Si on connaît le printemps de Prague en tant qu’événement historique, on méconnaît les répercussions qu’il a eues dans le pays et la façon dont les autorités communistes de l’époque ont tenté de détourner voire d’instrumentaliser le geste de Jan Palach. « Mieux vaut mourir debout que vivre à genoux » scandaient les autres étudiants à sa suite, tandis que les autorités tentaient d’étouffer toute contestation en faisant passer Jan Palach pour fou…
L’histoire de cette nation placée sous le joug d’une grande puissance voisine a aujourd’hui encore de forts accents d’actualité… En s’y intéressant, HBO Europe donne la preuve de ses ambitions en matière de création.

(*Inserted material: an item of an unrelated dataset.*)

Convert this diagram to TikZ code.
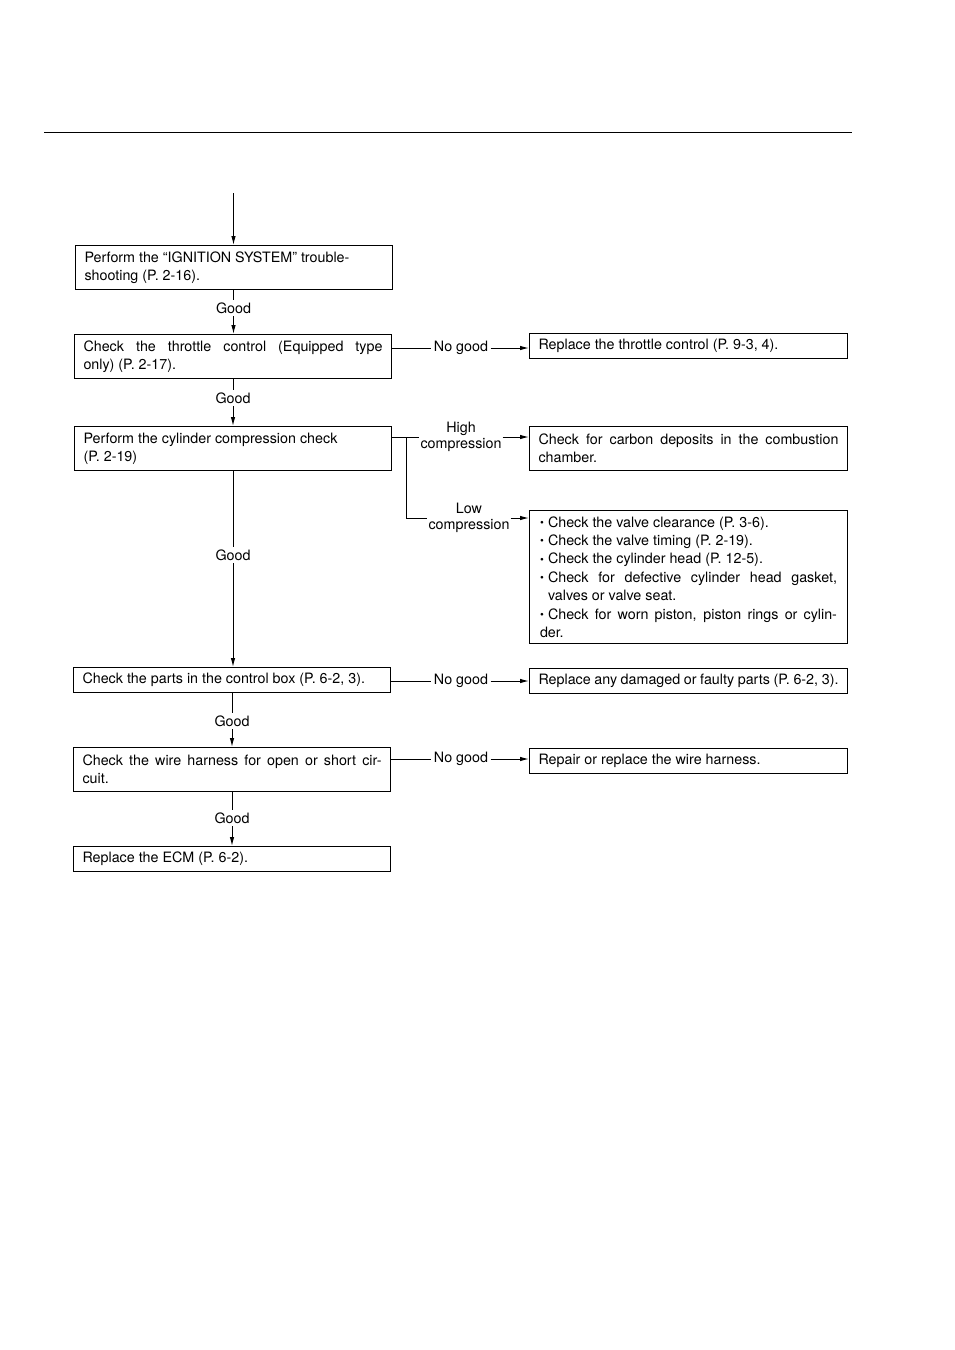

Enfin, dernier argument de poids mais non des moindres, Agnieszka Holland possède un don certain pour la mise en scène et l’a déjà prouvé à maintes reprises dans son travail avec David Simon sur des séries comme The Wire ou Treme. Par d’infimes détails et des atmosphères visuelles soignées et pleines de poésie, elle rend grâce aux personnages et aux décors qu’elle a choisis.
Avec “Sacrifice”, la cinéaste compose une œuvre qui oscille entre drame intimiste, fresque sociale et suspense politique, tout en prenant la mesure de l’Histoire en marche. Un événement à ne pas rater, dont la conclusion est proposée vendredi à 20h50.
KT
Et le trailer? Il était déjà dipsonible ici.
J’ai déjà, assez récemment, vu cette mini-série (en VO), qui représente bien, à mon avis, ce que c’était, la CZ vers 1968. Cela ne m’étonne pas du tout que « les gens » baissent (officiellement) si vite les bras, quand on voit avec quelle persistance le « système » (URSS) à, subtilement (et moins subtilement), embouteillé, étouffé, puis supprimé, toute résistence perceptible dans les média (limités) de l’époque. Pour avoir été, à l’age de 19 ans, présent à Prague en Mai (« le printemps de Prague ») et en Décembre 1968 (ou, pour la première fois de ma vie, un soldat -Russe- a pointé son fusil sur moi), j’ai une mémoire assez émotive des évènements. J’ai vu le Colonel Zatopek, en uniforme, parler aux étudiants de la faculté de sports de l’Unif de Prague, l’enthousiasme, l’optimisme de Mai 1968 en Bohème. J’ai ressenti la dépression, les Mig volant très bas sur la paysage pour impressioner les gens, du pays quelques mois après l’intervention Sovietique d’Août. C’en était bel et bien fini de leur doux rêves d’un « socialisme au visage humain » (je n’utilise pas le mot « communisme », n’étant pas « encore » réalisé le communisme de la théorie Marxiste). Je suis d’avis que les Tcheques sont des gens assez particuliers, avec un humour grinçant, philosophie de sarcasme (que voulez-vous, après les années 1930 d’Hitler et puis l’URSS). Cela doit être très difficile de devoir remettre de 30 ans ses rêves de jeunesse, et je ne parle que des vivants, car les vieux, ils sont morts avec. En 2013, j’ai revisité la piste d’athlétisme à Brandys-Nad-Labem ou j’avais, en compagnie de mes amis de l’ASUB (ULB-VUB), fait des entrainements (avec des filles qui couraient bien plus vite le 400m que moi, garçon), et il y avait un « vieux » monsieur (comme moi) qui, ayant vu mon auto à plaque Belge, demandait ce que je venais faire dans ce coin perdu. C’était l’ancien responsable de la piste. Il se rappelait bien « la visite des Belges » (nous logeons dans la « Dom Kim Il Sung »), notre « Course de l’Amitié » avec Gaston Reiff et Emil Zatopek. Pendant cette conversation, il eut maint petit sourire énigmatique, que j’ai interpreté comme l’expression du temps qui coule entre les doigts comme le sable fin.